▸ Set exercise:
Reproduce each line from the records that holds "this".

==========

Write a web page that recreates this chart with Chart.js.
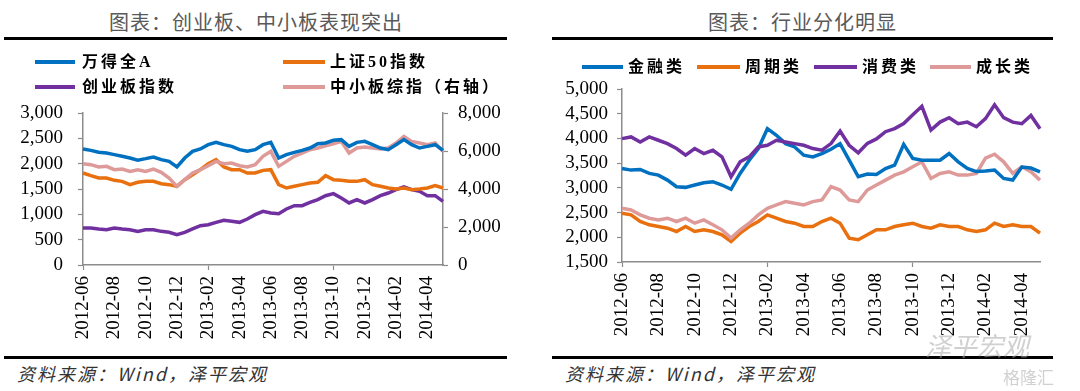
<!DOCTYPE html>
<html>
<head>
<meta charset="utf-8">
<script src="https://cdn.jsdelivr.net/npm/chart.js@4.4.0/dist/chart.umd.min.js"></script>
<style>
body{margin:0;width:1080px;height:391px;background:#fff;position:relative;overflow:hidden;font-family:"Noto Sans CJK SC",sans-serif}
.abs{position:absolute}
.title{top:8px;height:28px;line-height:28px;text-align:center;color:#595959;font-size:20px;letter-spacing:1px;white-space:nowrap}
.rule{height:3px;background:#000}
.sw{height:4px}
.leg{height:22px;line-height:22px;font-family:"Liberation Serif","Noto Sans CJK SC",serif;font-size:16px;font-weight:bold;letter-spacing:3px;color:#000;white-space:nowrap}
.src{top:361px;height:24px;line-height:24px;font-size:18px;font-style:italic;letter-spacing:2px;color:#333;white-space:nowrap}
.wm{color:rgba(170,170,170,0.55);font-style:italic;white-space:nowrap}
</style>
</head>
<body>
<div class="abs" style="left:0;top:95px;width:540px;height:260px"><canvas id="left" width="540" height="260"></canvas></div>
<div class="abs" style="left:540px;top:70px;width:540px;height:285px"><canvas id="right" width="540" height="285"></canvas></div>

<div class="abs title" style="left:5px;width:502px">图表：创业板、中小板表现突出</div>
<div class="abs rule" style="left:4px;top:37px;width:503px"></div>
<div class="abs title" style="left:552px;width:501px">图表：行业分化明显</div>
<div class="abs rule" style="left:552px;top:37px;width:501px"></div>

<div class="abs sw" style="left:35px;top:60px;width:40px;background:#0070C0"></div>
<div class="abs leg" style="left:82px;top:51px">万得全A</div>
<div class="abs sw" style="left:283px;top:60px;width:42px;background:#E8700E"></div>
<div class="abs leg" style="left:330px;top:51px">上证50指数</div>
<div class="abs sw" style="left:35px;top:85px;width:40px;background:#7030A0"></div>
<div class="abs leg" style="left:82px;top:76px">创业板指数</div>
<div class="abs sw" style="left:283px;top:85px;width:42px;background:#DE9A99"></div>
<div class="abs leg" style="left:330px;top:76px">中小板综指（右轴）</div>

<div class="abs sw" style="left:582px;top:65px;width:41px;background:#0070C0"></div>
<div class="abs leg" style="left:628px;top:56px">金融类</div>
<div class="abs sw" style="left:697px;top:65px;width:43px;background:#E8700E"></div>
<div class="abs leg" style="left:745px;top:56px">周期类</div>
<div class="abs sw" style="left:814px;top:65px;width:43px;background:#7030A0"></div>
<div class="abs leg" style="left:862px;top:56px">消费类</div>
<div class="abs sw" style="left:930px;top:65px;width:41px;background:#DE9A99"></div>
<div class="abs leg" style="left:976px;top:56px">成长类</div>

<div class="abs rule" style="left:4px;top:356px;width:503px"></div>
<div class="abs rule" style="left:552px;top:356px;width:501px"></div>
<div class="abs src" style="left:17px">资料来源：Wind，泽平宏观</div>
<div class="abs src" style="left:565px">资料来源：Wind，泽平宏观</div>
<div class="abs wm" style="left:925px;top:326px;font-size:26px">泽平宏观</div>
<div class="abs wm" style="left:1003px;top:364px;font-size:17px;font-style:normal">格隆汇</div>

<script>
// half-month dates, 2012-06 .. 2014-05
dates = ['2012-06-01','2012-06-16','2012-07-01','2012-07-16','2012-08-01','2012-08-16','2012-09-01','2012-09-16',
  '2012-10-01','2012-10-16','2012-11-01','2012-11-16','2012-12-01','2012-12-16','2013-01-01','2013-01-16',
  '2013-02-01','2013-02-16','2013-03-01','2013-03-16','2013-04-01','2013-04-16','2013-05-01','2013-05-16',
  '2013-06-01','2013-06-16','2013-07-01','2013-07-16','2013-08-01','2013-08-16','2013-09-01','2013-09-16',
  '2013-10-01','2013-10-16','2013-11-01','2013-11-16','2013-12-01','2013-12-16','2014-01-01','2014-01-16',
  '2014-02-01','2014-02-16','2014-03-01','2014-03-16','2014-04-01','2014-04-16','2014-05-01']

// 图表：创业板、中小板表现突出
windA = [2290,2263,2224,2211,2178,2145,2112,2070,2099,2132,2079,2046,1934,2112,2244,2290,2375,2421,2375,2342,
  2277,2244,2277,2375,2421,2112,2178,2224,2263,2309,2395,2408,2461,2474,2342,2421,2441,2375,2309,2277,
  2375,2474,2375,2309,2342,2375,2263]
sz50 = [1816,1763,1717,1717,1671,1651,1586,1632,1651,1651,1605,1586,1553,1684,1783,1882,2000,2079,1934,1882,
  1882,1816,1816,1868,1882,1586,1520,1553,1586,1618,1632,1763,1684,1671,1651,1651,1684,1586,1553,1520,
  1500,1520,1487,1500,1520,1566,1520]
cyb = [730,730,711,697,730,711,697,664,697,697,664,645,599,645,711,776,796,842,882,862,
  842,908,993,1059,1026,1013,1105,1171,1171,1237,1290,1368,1408,1322,1224,1290,1224,1290,1368,1421,
  1487,1540,1487,1454,1368,1368,1257]
zxbz = [5332,5280,5157,5192,5016,5051,4929,5016,4929,5051,4876,4578,4139,4490,4841,5016,5227,5455,5332,5367,
  5227,5157,5280,5718,5981,5192,5455,5718,5893,6069,6157,6279,6384,6507,5893,6157,6209,6157,6104,6157,
  6419,6770,6507,6419,6332,6419,5981]

// 图表：行业分化明显
jinrong = [3392,3359,3372,3292,3258,3157,3023,3010,3057,3104,3124,3057,2970,3292,3560,3795,4197,4063,3895,3828,
  3661,3627,3694,3780,3895,3560,3224,3280,3270,3390,3460,3880,3597,3560,3560,3560,3694,3527,3394,3330,
  3340,3360,3190,3158,3420,3400,3325]
zhouqi = [2486,2453,2319,2252,2218,2184,2117,2218,2117,2151,2117,2050,1916,2084,2218,2319,2453,2386,2319,2285,
  2218,2218,2319,2386,2285,1983,1950,2050,2151,2151,2218,2252,2285,2218,2184,2252,2218,2218,2151,2117,
  2151,2285,2218,2252,2218,2218,2084]
xiaofei = [3996,4030,3929,4030,3963,3895,3795,3661,3795,3694,3761,3627,3224,3527,3627,3828,3862,3963,3929,3895,
  3862,3795,3761,3895,4150,3862,3710,3900,3990,4136,4200,4300,4480,4650,4170,4331,4420,4298,4331,4237,
  4400,4680,4420,4330,4298,4466,4197]
chengzhang = [2587,2553,2453,2386,2352,2386,2319,2386,2285,2352,2252,2151,1983,2151,2285,2453,2587,2654,2721,2688,
  2654,2721,2755,3023,2956,2755,2721,2956,3057,3157,3258,3325,3426,3527,3191,3292,3325,3258,3258,3292,
  3600,3680,3527,3292,3426,3325,3157]

blue = '#0070C0'
orange = '#E8700E'
purple = '#7030A0'
pink = '#DE9A99'
axisGrey = '#8C8C8C'
tickFont = {family: "'Liberation Serif', 'Times New Roman', serif", size: 19}

line = function(data, color, axis){
    return {data: data, borderColor: color, backgroundColor: color, borderWidth: 3.5,
        pointRadius: 0, fill: false, tension: 0, yAxisID: axis}
}

// only the even months get a label and a tick mark
xLabel = function(value){
    var l = this.getLabelForValue(value)
    if (l.slice(8) == '01' && Number(l.slice(5, 7)) % 2 == 0) return l.slice(0, 7)
    return null
}

xAxis = function(height){
    return {
        type: 'category', offset: false,
        grid: {drawOnChartArea: false, tickLength: 5, tickWidth: 1.2,
            tickColor: function(c){ return c.index % 4 == 0 ? axisGrey : 'rgba(0,0,0,0)' }},
        border: {color: axisGrey, width: 1.5},
        ticks: {autoSkip: false, minRotation: 90, maxRotation: 90, padding: 6, color: '#000', font: tickFont, callback: xLabel},
        afterFit: function(s){ s.height = height }
    }
}

yAxis = function(pos, min, max, step, pad, width){
    return {
        position: pos, min: min, max: max,
        grid: {drawOnChartArea: false, tickLength: 5, tickWidth: 1.2, color: axisGrey},
        border: {color: axisGrey, width: 1.5},
        ticks: {stepSize: step, autoSkip: false, padding: pad, color: '#000', font: tickFont,
            callback: function(v){ return v.toLocaleString('en-US') }},
        // fixed width; the tick padding must not push the plot down
        afterFit: function(s){ s.width = width; s.paddingTop = 0; s.paddingBottom = 0 }
    }
}

common = {
    responsive: false, animation: false, devicePixelRatio: 1,
    plugins: {legend: {display: false}, tooltip: {enabled: false}}
}

new Chart(document.getElementById('left'), {
    type: 'line',
    data: {
        labels: dates,
        datasets: [
            line(windA, blue, 'y'),
            line(zxbz, pink, 'y2'),
            line(sz50, orange, 'y'),
            line(cyb, purple, 'y')
        ]
    },
    options: Object.assign({}, common, {
        layout: {padding: {top: 18}},
        scales: {
            x: xAxis(90),
            y: yAxis('left', 0, 3000, 500, 15, 83),
            y2: yAxis('right', 0, 8000, 2000, 10, 97)
        }
    })
})

new Chart(document.getElementById('right'), {
    type: 'line',
    data: {
        labels: dates,
        datasets: [
            line(xiaofei, purple, 'y'),
            line(jinrong, blue, 'y'),
            line(chengzhang, pink, 'y'),
            line(zhouqi, orange, 'y')
        ]
    },
    options: Object.assign({}, common, {
        layout: {padding: {top: 19, right: 40}},
        scales: {
            x: xAxis(93),
            y: yAxis('left', 1500, 5000, 500, 9, 82)
        }
    })
})
</script>
</body>
</html>
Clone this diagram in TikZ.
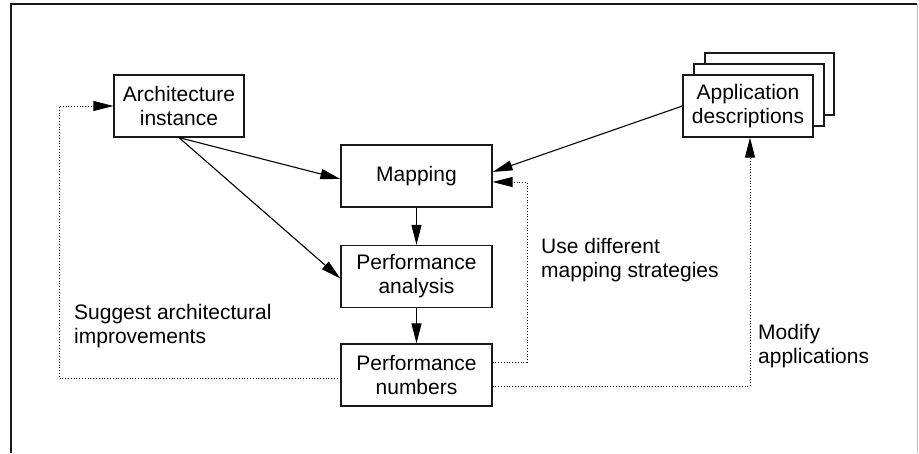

==========

▸ Reply to the task:
Write a web page that recreates this chart with Chart.js.
    var l = this.getLabelForValue(value)
Clone this diagram in TikZ.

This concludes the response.